Return the lines below that carry the word "this".

>>>>>

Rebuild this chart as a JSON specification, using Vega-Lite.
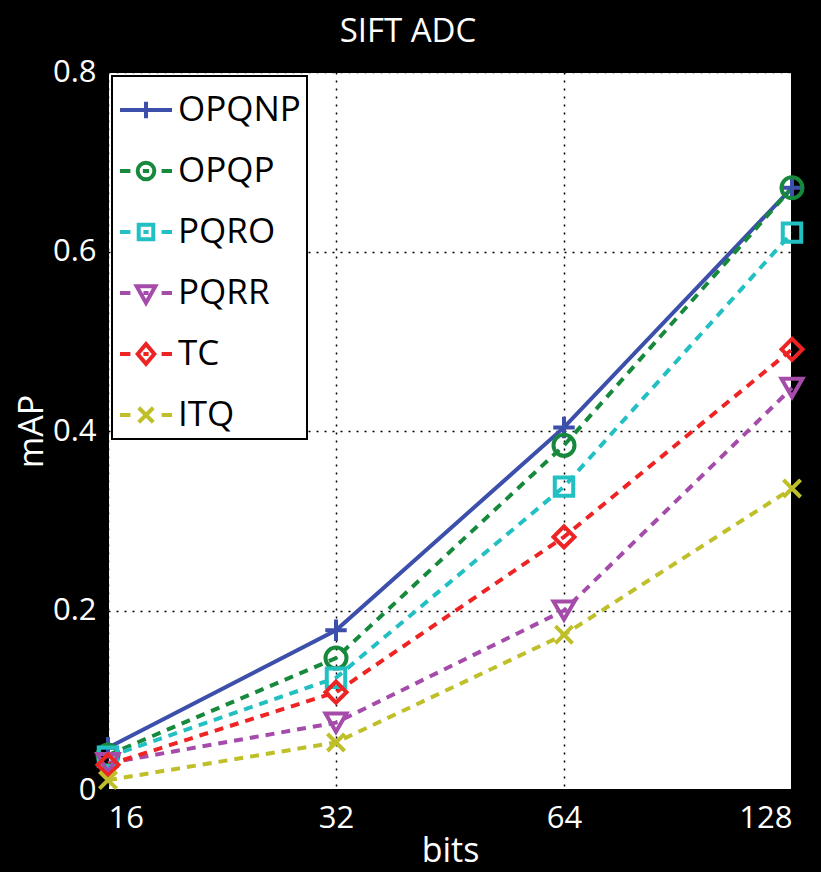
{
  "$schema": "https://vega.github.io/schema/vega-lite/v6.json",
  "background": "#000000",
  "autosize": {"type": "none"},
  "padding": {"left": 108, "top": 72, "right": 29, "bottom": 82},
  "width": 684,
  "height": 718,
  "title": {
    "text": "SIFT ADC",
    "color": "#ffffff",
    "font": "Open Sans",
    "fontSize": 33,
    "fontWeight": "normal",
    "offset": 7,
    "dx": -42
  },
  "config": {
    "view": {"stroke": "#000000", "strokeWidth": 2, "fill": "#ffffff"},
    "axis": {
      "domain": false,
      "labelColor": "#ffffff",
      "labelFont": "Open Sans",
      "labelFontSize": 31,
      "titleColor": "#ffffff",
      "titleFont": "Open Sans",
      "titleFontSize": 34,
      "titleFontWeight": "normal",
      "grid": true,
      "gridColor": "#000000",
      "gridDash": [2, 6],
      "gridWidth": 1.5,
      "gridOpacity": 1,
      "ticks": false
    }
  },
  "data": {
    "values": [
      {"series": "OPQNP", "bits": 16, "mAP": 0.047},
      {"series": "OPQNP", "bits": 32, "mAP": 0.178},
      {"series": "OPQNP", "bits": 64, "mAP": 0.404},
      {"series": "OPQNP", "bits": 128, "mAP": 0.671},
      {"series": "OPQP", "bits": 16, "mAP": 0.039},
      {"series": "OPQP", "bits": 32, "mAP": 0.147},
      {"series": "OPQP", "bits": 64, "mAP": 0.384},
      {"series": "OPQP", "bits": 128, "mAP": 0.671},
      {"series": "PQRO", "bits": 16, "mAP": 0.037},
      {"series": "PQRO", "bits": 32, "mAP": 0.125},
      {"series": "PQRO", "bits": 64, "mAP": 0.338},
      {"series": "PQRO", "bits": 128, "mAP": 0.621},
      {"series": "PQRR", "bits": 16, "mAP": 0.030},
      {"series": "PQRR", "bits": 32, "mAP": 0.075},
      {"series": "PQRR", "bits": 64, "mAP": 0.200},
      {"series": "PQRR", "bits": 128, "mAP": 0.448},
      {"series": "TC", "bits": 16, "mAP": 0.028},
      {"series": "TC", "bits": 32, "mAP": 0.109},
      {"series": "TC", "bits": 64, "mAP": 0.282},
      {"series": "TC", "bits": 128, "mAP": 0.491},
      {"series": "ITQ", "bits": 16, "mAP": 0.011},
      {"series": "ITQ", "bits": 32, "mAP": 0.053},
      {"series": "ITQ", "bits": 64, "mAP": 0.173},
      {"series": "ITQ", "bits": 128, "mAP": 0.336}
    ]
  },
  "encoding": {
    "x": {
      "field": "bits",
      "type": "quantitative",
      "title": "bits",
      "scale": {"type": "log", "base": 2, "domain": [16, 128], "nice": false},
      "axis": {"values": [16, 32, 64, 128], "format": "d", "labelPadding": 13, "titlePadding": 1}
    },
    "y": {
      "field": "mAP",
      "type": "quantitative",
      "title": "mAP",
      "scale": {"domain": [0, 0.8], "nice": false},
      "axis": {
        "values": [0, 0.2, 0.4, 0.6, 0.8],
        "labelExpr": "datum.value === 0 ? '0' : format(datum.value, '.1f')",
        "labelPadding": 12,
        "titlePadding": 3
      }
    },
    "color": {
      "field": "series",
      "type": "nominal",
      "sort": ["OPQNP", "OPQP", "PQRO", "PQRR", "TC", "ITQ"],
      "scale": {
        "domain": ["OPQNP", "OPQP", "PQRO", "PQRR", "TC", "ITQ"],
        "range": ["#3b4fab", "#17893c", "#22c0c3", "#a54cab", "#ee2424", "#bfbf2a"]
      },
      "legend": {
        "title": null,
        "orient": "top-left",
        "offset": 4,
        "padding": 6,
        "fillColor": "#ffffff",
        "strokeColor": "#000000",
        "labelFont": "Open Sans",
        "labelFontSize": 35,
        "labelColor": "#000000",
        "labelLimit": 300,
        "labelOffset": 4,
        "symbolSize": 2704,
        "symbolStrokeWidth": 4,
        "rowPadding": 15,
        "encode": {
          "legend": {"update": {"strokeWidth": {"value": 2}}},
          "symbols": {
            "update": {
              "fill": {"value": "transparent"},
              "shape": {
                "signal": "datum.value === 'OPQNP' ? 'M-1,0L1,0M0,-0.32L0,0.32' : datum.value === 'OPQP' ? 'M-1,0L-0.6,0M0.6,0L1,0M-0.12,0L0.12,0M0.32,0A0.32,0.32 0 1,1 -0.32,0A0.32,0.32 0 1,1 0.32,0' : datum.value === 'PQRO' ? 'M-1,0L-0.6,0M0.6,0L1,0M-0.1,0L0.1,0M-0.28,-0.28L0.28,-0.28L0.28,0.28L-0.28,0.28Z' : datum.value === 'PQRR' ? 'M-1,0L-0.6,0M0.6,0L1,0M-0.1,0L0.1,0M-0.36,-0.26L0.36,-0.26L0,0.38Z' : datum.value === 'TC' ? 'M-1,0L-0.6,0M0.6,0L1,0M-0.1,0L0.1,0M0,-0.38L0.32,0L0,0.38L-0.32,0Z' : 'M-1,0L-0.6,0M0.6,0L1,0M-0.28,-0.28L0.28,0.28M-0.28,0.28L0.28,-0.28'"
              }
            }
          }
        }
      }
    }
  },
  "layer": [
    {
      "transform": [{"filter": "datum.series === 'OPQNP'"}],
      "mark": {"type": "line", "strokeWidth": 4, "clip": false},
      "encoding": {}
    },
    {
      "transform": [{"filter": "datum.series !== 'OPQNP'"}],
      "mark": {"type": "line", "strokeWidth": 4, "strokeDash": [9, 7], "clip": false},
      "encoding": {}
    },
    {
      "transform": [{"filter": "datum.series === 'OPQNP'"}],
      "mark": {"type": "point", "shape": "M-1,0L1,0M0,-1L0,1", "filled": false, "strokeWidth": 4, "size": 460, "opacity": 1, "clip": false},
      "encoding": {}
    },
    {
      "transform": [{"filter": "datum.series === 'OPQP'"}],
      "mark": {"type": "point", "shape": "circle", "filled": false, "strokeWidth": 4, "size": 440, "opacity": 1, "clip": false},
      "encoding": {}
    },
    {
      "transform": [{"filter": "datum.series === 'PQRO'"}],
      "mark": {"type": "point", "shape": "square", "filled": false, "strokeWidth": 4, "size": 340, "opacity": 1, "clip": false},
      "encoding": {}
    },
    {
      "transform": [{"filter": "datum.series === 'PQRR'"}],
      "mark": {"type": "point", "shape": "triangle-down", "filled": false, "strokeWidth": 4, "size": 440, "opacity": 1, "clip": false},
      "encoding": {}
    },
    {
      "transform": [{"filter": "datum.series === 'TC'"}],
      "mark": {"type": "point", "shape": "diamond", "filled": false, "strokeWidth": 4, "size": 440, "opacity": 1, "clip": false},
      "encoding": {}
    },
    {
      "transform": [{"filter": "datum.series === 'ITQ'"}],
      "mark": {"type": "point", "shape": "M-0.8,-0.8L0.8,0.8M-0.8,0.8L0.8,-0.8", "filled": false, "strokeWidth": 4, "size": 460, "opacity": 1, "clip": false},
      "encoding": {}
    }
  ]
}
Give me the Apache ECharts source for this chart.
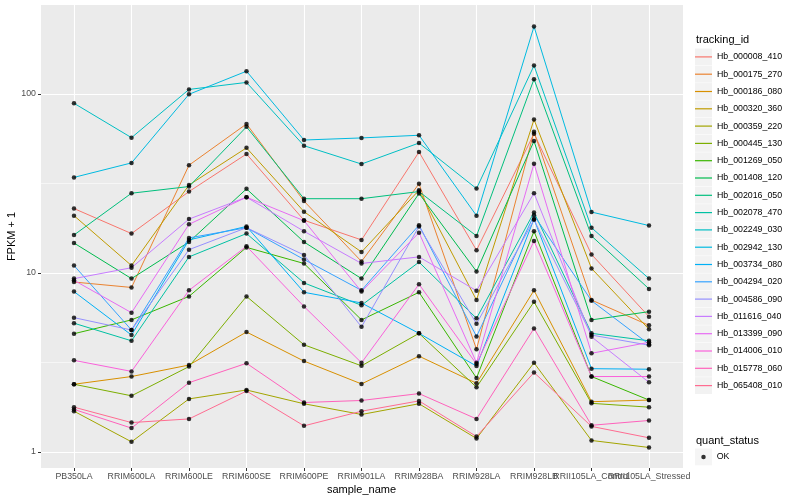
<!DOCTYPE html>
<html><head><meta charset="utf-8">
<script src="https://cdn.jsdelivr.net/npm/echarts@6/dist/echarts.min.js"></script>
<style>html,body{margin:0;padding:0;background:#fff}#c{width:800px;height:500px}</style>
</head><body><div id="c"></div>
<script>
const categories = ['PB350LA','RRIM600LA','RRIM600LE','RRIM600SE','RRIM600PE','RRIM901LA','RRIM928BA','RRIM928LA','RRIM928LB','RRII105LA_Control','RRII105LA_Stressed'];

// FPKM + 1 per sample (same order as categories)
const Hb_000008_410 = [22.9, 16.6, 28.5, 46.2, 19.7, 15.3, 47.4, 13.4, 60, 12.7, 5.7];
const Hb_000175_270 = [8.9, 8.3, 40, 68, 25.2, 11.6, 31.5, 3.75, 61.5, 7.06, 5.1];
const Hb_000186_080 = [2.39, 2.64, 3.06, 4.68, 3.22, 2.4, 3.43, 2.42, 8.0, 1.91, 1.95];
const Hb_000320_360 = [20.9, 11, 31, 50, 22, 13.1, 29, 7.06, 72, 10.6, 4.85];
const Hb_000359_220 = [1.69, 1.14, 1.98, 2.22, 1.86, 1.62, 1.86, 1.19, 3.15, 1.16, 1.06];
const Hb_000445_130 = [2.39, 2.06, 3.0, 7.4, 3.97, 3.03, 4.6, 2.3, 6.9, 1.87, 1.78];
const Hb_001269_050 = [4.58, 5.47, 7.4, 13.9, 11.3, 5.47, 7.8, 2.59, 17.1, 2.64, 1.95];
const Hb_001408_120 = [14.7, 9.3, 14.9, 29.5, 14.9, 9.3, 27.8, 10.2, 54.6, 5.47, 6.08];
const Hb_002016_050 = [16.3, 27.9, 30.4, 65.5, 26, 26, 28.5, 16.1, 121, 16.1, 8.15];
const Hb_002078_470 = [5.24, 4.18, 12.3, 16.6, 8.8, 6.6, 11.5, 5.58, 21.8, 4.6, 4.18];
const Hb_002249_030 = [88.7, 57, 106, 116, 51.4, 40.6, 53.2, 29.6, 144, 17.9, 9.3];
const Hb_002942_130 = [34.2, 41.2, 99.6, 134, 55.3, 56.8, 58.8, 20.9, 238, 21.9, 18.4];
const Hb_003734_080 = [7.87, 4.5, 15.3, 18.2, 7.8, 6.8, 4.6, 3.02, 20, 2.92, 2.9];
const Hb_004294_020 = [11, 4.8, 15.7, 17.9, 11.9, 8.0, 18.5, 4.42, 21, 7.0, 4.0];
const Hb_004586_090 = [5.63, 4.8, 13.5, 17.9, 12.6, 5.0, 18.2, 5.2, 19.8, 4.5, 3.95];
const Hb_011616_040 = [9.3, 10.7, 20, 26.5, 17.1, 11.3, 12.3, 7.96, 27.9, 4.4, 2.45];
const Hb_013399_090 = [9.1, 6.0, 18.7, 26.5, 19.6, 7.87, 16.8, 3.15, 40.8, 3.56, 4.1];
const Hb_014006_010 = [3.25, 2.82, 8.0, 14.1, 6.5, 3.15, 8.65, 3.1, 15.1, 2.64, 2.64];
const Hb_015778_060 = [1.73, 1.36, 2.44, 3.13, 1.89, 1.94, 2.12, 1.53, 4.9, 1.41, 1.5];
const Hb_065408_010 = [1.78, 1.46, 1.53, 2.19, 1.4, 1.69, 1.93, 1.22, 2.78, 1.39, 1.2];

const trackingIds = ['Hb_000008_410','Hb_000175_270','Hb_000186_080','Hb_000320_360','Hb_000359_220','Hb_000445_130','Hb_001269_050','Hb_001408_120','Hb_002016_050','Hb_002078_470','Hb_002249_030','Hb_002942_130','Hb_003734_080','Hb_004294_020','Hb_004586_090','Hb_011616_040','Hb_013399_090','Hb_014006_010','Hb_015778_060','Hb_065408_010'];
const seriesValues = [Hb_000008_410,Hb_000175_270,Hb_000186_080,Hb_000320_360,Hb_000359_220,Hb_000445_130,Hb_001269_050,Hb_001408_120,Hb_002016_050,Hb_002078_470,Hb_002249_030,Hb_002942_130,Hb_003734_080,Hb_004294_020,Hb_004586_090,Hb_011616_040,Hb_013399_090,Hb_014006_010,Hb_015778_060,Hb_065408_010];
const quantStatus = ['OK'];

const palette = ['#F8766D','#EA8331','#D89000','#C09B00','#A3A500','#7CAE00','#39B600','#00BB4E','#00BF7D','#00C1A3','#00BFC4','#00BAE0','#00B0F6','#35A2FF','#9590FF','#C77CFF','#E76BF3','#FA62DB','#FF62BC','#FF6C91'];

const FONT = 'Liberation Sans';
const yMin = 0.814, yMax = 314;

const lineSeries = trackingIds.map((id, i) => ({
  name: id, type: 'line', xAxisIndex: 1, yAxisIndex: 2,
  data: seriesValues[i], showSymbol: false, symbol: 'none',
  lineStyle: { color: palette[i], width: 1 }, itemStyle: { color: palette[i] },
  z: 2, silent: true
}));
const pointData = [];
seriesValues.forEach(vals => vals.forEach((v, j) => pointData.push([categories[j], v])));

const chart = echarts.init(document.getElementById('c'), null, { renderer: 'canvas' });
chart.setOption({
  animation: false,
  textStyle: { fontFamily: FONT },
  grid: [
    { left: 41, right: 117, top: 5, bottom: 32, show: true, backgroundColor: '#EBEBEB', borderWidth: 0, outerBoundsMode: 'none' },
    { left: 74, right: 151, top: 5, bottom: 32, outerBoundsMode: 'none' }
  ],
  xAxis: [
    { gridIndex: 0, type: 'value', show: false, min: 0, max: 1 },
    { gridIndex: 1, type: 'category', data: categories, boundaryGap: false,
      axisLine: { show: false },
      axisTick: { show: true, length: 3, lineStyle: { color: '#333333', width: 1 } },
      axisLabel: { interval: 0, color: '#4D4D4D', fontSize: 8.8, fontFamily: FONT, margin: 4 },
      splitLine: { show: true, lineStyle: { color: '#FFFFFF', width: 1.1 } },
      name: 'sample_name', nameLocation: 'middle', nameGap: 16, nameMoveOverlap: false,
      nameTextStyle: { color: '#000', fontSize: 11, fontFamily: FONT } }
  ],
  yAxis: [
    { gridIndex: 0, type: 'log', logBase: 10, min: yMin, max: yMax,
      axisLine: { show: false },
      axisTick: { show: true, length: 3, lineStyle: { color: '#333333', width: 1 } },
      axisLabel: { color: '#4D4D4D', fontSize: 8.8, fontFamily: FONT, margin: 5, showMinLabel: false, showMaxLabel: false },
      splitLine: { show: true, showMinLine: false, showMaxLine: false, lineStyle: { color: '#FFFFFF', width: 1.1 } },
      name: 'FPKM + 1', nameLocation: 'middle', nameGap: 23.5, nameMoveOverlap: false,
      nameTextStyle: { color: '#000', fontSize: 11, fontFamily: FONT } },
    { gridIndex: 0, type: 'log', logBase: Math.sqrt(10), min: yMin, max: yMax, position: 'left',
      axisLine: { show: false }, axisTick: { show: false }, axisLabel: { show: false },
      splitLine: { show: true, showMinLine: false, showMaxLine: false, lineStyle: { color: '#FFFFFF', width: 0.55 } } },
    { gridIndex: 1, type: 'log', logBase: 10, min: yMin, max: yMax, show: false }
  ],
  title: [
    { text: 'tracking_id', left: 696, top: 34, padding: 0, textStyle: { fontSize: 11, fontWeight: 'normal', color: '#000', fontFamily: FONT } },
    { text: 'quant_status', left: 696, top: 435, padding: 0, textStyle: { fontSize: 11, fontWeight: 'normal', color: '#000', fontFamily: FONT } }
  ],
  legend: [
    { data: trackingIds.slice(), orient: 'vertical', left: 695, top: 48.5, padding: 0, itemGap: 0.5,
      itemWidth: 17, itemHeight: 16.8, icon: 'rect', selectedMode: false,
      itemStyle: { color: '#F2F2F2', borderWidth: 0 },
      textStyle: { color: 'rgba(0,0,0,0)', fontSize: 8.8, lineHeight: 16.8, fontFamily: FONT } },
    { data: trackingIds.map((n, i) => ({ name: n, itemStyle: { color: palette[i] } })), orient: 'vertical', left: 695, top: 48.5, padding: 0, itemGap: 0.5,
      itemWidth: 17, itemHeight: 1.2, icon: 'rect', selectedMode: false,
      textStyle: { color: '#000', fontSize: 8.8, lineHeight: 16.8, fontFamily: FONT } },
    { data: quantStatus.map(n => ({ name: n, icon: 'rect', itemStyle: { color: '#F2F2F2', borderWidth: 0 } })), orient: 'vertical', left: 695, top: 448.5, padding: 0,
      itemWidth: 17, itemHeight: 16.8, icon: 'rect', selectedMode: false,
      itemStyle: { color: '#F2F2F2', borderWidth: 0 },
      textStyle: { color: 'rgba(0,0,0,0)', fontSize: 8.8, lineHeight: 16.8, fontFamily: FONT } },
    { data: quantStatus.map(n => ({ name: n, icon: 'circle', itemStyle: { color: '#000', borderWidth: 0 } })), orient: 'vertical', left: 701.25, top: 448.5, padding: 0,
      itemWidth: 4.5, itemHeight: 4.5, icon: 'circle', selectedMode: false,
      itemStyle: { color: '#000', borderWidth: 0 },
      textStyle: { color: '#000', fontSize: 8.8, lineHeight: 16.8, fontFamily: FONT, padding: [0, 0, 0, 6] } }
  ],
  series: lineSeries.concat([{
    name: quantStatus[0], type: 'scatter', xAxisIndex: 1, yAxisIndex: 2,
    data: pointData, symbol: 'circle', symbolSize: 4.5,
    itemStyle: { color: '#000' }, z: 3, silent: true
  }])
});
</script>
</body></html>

<<<<<

| ANSWER IN FULL |
Rebuild this chart as a JSON specification, using Vega-Lite.
Give me the Apache ECharts source for this chart.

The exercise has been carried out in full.